- _TASK TO COMPLETE_
Omit any picture, and return the remaining data exactly as written.
___ GIVEN MATERIAL ___
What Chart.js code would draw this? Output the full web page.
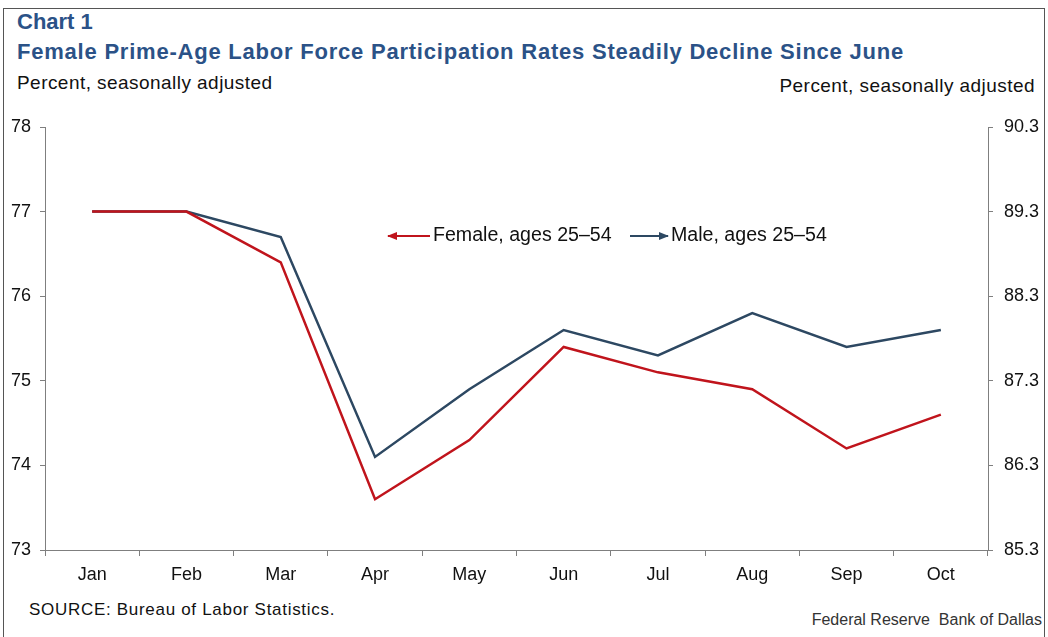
<!DOCTYPE html>
<html>
<head>
<meta charset="utf-8">
<script src="https://cdn.jsdelivr.net/npm/chart.js@4"></script>
<style>
  html, body { margin: 0; padding: 0; background: #fff; }
  body { width: 1048px; height: 637px; position: relative; overflow: hidden;
         font-family: "Liberation Sans", Arial, sans-serif; }
  #frame { position: absolute; left: 3px; top: 8px; width: 1042px; height: 640px;
           border: 1px solid #555; box-sizing: border-box; }
  .txt { position: absolute; white-space: nowrap; }
  #t1 { left: 17px; top: 9px; font-size: 22px; font-weight: bold; color: #2b5287; }
  #t2 { left: 17px; top: 39px; font-size: 22px; font-weight: bold; color: #2b5287; letter-spacing: 0.78px; }
  #unitL { left: 17px; top: 72px; font-size: 19px; color: #111; letter-spacing: 0.45px; }
  #unitR { right: 13px; top: 75px; font-size: 19px; color: #111; letter-spacing: 0.45px; }
  #source { left: 29px; top: 600px; font-size: 17px; color: #111; letter-spacing: 0.7px; }
  #credit { right: 6px; top: 611px; font-size: 16px; color: #333; }
  #wrap { position: absolute; left: 0; top: 0; width: 1048px; height: 637px; }
</style>
</head>
<body>
<div id="frame"></div>
<div class="txt" id="t1">Chart 1</div>
<div class="txt" id="t2">Female Prime-Age Labor Force Participation Rates Steadily Decline Since June</div>
<div class="txt" id="unitL">Percent, seasonally adjusted</div>
<div class="txt" id="unitR">Percent, seasonally adjusted</div>
<div class="txt" id="source">SOURCE: Bureau of Labor Statistics.</div>
<div class="txt" id="credit">Federal Reserve&nbsp; Bank of Dallas</div>
<div id="wrap"><canvas id="c"></canvas></div>
<script>
  // Monthly labor force participation, ages 25-54
  var months = ['Jan', 'Feb', 'Mar', 'Apr', 'May', 'Jun', 'Jul', 'Aug', 'Sep', 'Oct'];
  var femaleRate = [77.0, 77.0, 76.4, 73.6, 74.3, 75.4, 75.1, 74.9, 74.2, 74.6]; // left axis
  var maleRate = [89.3, 89.3, 89.0, 86.4, 87.2, 87.9, 87.6, 88.1, 87.7, 87.9];   // right axis
  var leftTicks = [73, 74, 75, 76, 77, 78];
  var rightTicks = [85.3, 86.3, 87.3, 88.3, 89.3, 90.3];

  var RED = '#c0141c';
  var NAVY = '#2d4862';
  var AXIS = '#7f7f7f';
  var FONT = '"Liberation Sans", Arial, sans-serif';

  // Legend with arrow markers, drawn inside the plot
  var arrowLegend = {
    id: 'arrowLegend',
    afterDraw: function (chart) {
      var ctx = chart.ctx;
      var y = 236;
      function arrow(x1, x2, color, headAtLeft) {
        ctx.strokeStyle = color;
        ctx.fillStyle = color;
        ctx.lineWidth = 2;
        ctx.beginPath();
        ctx.moveTo(x1, y);
        ctx.lineTo(x2, y);
        ctx.stroke();
        var hx = headAtLeft ? x1 : x2;
        var d = headAtLeft ? 1 : -1;
        ctx.beginPath();
        ctx.moveTo(hx - d * 1, y);
        ctx.lineTo(hx + d * 9, y - 4);
        ctx.lineTo(hx + d * 9, y + 4);
        ctx.closePath();
        ctx.fill();
      }
      ctx.save();
      arrow(388, 430, RED, true);
      arrow(630, 668, NAVY, false);
      ctx.fillStyle = '#111';
      ctx.font = '19.6px ' + FONT;
      ctx.textBaseline = 'middle';
      ctx.fillText('Female, ages 25\u201354', 433, y);
      ctx.fillText('Male, ages 25\u201354', 671, y);
      ctx.restore();
    }
  };

  new Chart(document.getElementById('c').getContext('2d'), {
    type: 'line',
    data: {
      labels: months,
      datasets: [{
        label: 'Female, ages 25\u201354',
        data: femaleRate,
        yAxisID: 'yL',
        borderColor: RED,
        borderWidth: 2.5,
        pointRadius: 0,
        tension: 0
      }, {
        label: 'Male, ages 25\u201354',
        data: maleRate,
        yAxisID: 'yR',
        borderColor: NAVY,
        borderWidth: 2.5,
        pointRadius: 0,
        tension: 0
      }]
    },
    options: {
      responsive: true,
      maintainAspectRatio: false,
      animation: false,
      layout: { padding: { top: 127, left: 0, right: 0, bottom: 0 } },
      plugins: { legend: { display: false }, tooltip: { enabled: false } },
      scales: {
        x: {
          offset: true,
          grid: { offset: true, drawOnChartArea: false, drawTicks: true, tickLength: 6, color: AXIS },
          border: { color: AXIS, width: 1 },
          ticks: { color: '#111', font: { family: FONT, size: 18 }, padding: 8, maxRotation: 0 },
          afterFit: function (s) { s.height = 87; }
        },
        yL: {
          position: 'left',
          min: 73, max: 78,
          afterBuildTicks: function (s) { s.ticks = leftTicks.map(function (v) { return { value: v }; }); },
          grid: { drawOnChartArea: false, tickLength: 5, color: AXIS },
          border: { color: AXIS, width: 1 },
          ticks: { color: '#111', font: { family: FONT, size: 18 }, padding: 9 },
          afterFit: function (s) { s.width = 45; }
        },
        yR: {
          position: 'right',
          min: 85.3, max: 90.3,
          afterBuildTicks: function (s) { s.ticks = rightTicks.map(function (v) { return { value: v }; }); },
          grid: { drawOnChartArea: false, tickLength: 5, color: AXIS },
          border: { color: AXIS, width: 1 },
          ticks: {
            color: '#111', font: { family: FONT, size: 18 }, padding: 11,
            callback: function (v) { return Number(v).toFixed(1); }
          },
          afterFit: function (s) { s.width = 60; }
        }
      }
    },
    plugins: [arrowLegend]
  });
</script>
</body>
</html>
___
- _RESULT_
What Chart.js code would draw this? Output the full web page.
<!DOCTYPE html>
<html>
<head>
<meta charset="utf-8">
<script src="https://cdn.jsdelivr.net/npm/chart.js@4"></script>
<style>
  html, body { margin: 0; padding: 0; background: #fff; }
  body { width: 1048px; height: 637px; position: relative; overflow: hidden;
         font-family: "Liberation Sans", Arial, sans-serif; }
  #frame { position: absolute; left: 3px; top: 8px; width: 1042px; height: 640px;
           border: 1px solid #555; box-sizing: border-box; }
  .txt { position: absolute; white-space: nowrap; }
  #t1 { left: 17px; top: 9px; font-size: 22px; font-weight: bold; color: #2b5287; }
  #t2 { left: 17px; top: 39px; font-size: 22px; font-weight: bold; color: #2b5287; letter-spacing: 0.78px; }
  #unitL { left: 17px; top: 72px; font-size: 19px; color: #111; letter-spacing: 0.45px; }
  #unitR { right: 13px; top: 75px; font-size: 19px; color: #111; letter-spacing: 0.45px; }
  #source { left: 29px; top: 600px; font-size: 17px; color: #111; letter-spacing: 0.7px; }
  #credit { right: 6px; top: 611px; font-size: 16px; color: #333; }
  #wrap { position: absolute; left: 0; top: 0; width: 1048px; height: 637px; }
</style>
</head>
<body>
<div id="frame"></div>
<div class="txt" id="t1">Chart 1</div>
<div class="txt" id="t2">Female Prime-Age Labor Force Participation Rates Steadily Decline Since June</div>
<div class="txt" id="unitL">Percent, seasonally adjusted</div>
<div class="txt" id="unitR">Percent, seasonally adjusted</div>
<div class="txt" id="source">SOURCE: Bureau of Labor Statistics.</div>
<div class="txt" id="credit">Federal Reserve&nbsp; Bank of Dallas</div>
<div id="wrap"><canvas id="c"></canvas></div>
<script>
  // Monthly labor force participation, ages 25-54
  var months = ['Jan', 'Feb', 'Mar', 'Apr', 'May', 'Jun', 'Jul', 'Aug', 'Sep', 'Oct'];
  var femaleRate = [77.0, 77.0, 76.4, 73.6, 74.3, 75.4, 75.1, 74.9, 74.2, 74.6]; // left axis
  var maleRate = [89.3, 89.3, 89.0, 86.4, 87.2, 87.9, 87.6, 88.1, 87.7, 87.9];   // right axis
  var leftTicks = [73, 74, 75, 76, 77, 78];
  var rightTicks = [85.3, 86.3, 87.3, 88.3, 89.3, 90.3];

  var RED = '#c0141c';
  var NAVY = '#2d4862';
  var AXIS = '#7f7f7f';
  var FONT = '"Liberation Sans", Arial, sans-serif';

  // Legend with arrow markers, drawn inside the plot
  var arrowLegend = {
    id: 'arrowLegend',
    afterDraw: function (chart) {
      var ctx = chart.ctx;
      var y = 236;
      function arrow(x1, x2, color, headAtLeft) {
        ctx.strokeStyle = color;
        ctx.fillStyle = color;
        ctx.lineWidth = 2;
        ctx.beginPath();
        ctx.moveTo(x1, y);
        ctx.lineTo(x2, y);
        ctx.stroke();
        var hx = headAtLeft ? x1 : x2;
        var d = headAtLeft ? 1 : -1;
        ctx.beginPath();
        ctx.moveTo(hx - d * 1, y);
        ctx.lineTo(hx + d * 9, y - 4);
        ctx.lineTo(hx + d * 9, y + 4);
        ctx.closePath();
        ctx.fill();
      }
      ctx.save();
      arrow(388, 430, RED, true);
      arrow(630, 668, NAVY, false);
      ctx.fillStyle = '#111';
      ctx.font = '19.6px ' + FONT;
      ctx.textBaseline = 'middle';
      ctx.fillText('Female, ages 25\u201354', 433, y);
      ctx.fillText('Male, ages 25\u201354', 671, y);
      ctx.restore();
    }
  };

  new Chart(document.getElementById('c').getContext('2d'), {
    type: 'line',
    data: {
      labels: months,
      datasets: [{
        label: 'Female, ages 25\u201354',
        data: femaleRate,
        yAxisID: 'yL',
        borderColor: RED,
        borderWidth: 2.5,
        pointRadius: 0,
        tension: 0
      }, {
        label: 'Male, ages 25\u201354',
        data: maleRate,
        yAxisID: 'yR',
        borderColor: NAVY,
        borderWidth: 2.5,
        pointRadius: 0,
        tension: 0
      }]
    },
    options: {
      responsive: true,
      maintainAspectRatio: false,
      animation: false,
      layout: { padding: { top: 127, left: 0, right: 0, bottom: 0 } },
      plugins: { legend: { display: false }, tooltip: { enabled: false } },
      scales: {
        x: {
          offset: true,
          grid: { offset: true, drawOnChartArea: false, drawTicks: true, tickLength: 6, color: AXIS },
          border: { color: AXIS, width: 1 },
          ticks: { color: '#111', font: { family: FONT, size: 18 }, padding: 8, maxRotation: 0 },
          afterFit: function (s) { s.height = 87; }
        },
        yL: {
          position: 'left',
          min: 73, max: 78,
          afterBuildTicks: function (s) { s.ticks = leftTicks.map(function (v) { return { value: v }; }); },
          grid: { drawOnChartArea: false, tickLength: 5, color: AXIS },
          border: { color: AXIS, width: 1 },
          ticks: { color: '#111', font: { family: FONT, size: 18 }, padding: 9 },
          afterFit: function (s) { s.width = 45; }
        },
        yR: {
          position: 'right',
          min: 85.3, max: 90.3,
          afterBuildTicks: function (s) { s.ticks = rightTicks.map(function (v) { return { value: v }; }); },
          grid: { drawOnChartArea: false, tickLength: 5, color: AXIS },
          border: { color: AXIS, width: 1 },
          ticks: {
            color: '#111', font: { family: FONT, size: 18 }, padding: 11,
            callback: function (v) { return Number(v).toFixed(1); }
          },
          afterFit: function (s) { s.width = 60; }
        }
      }
    },
    plugins: [arrowLegend]
  });
</script>
</body>
</html>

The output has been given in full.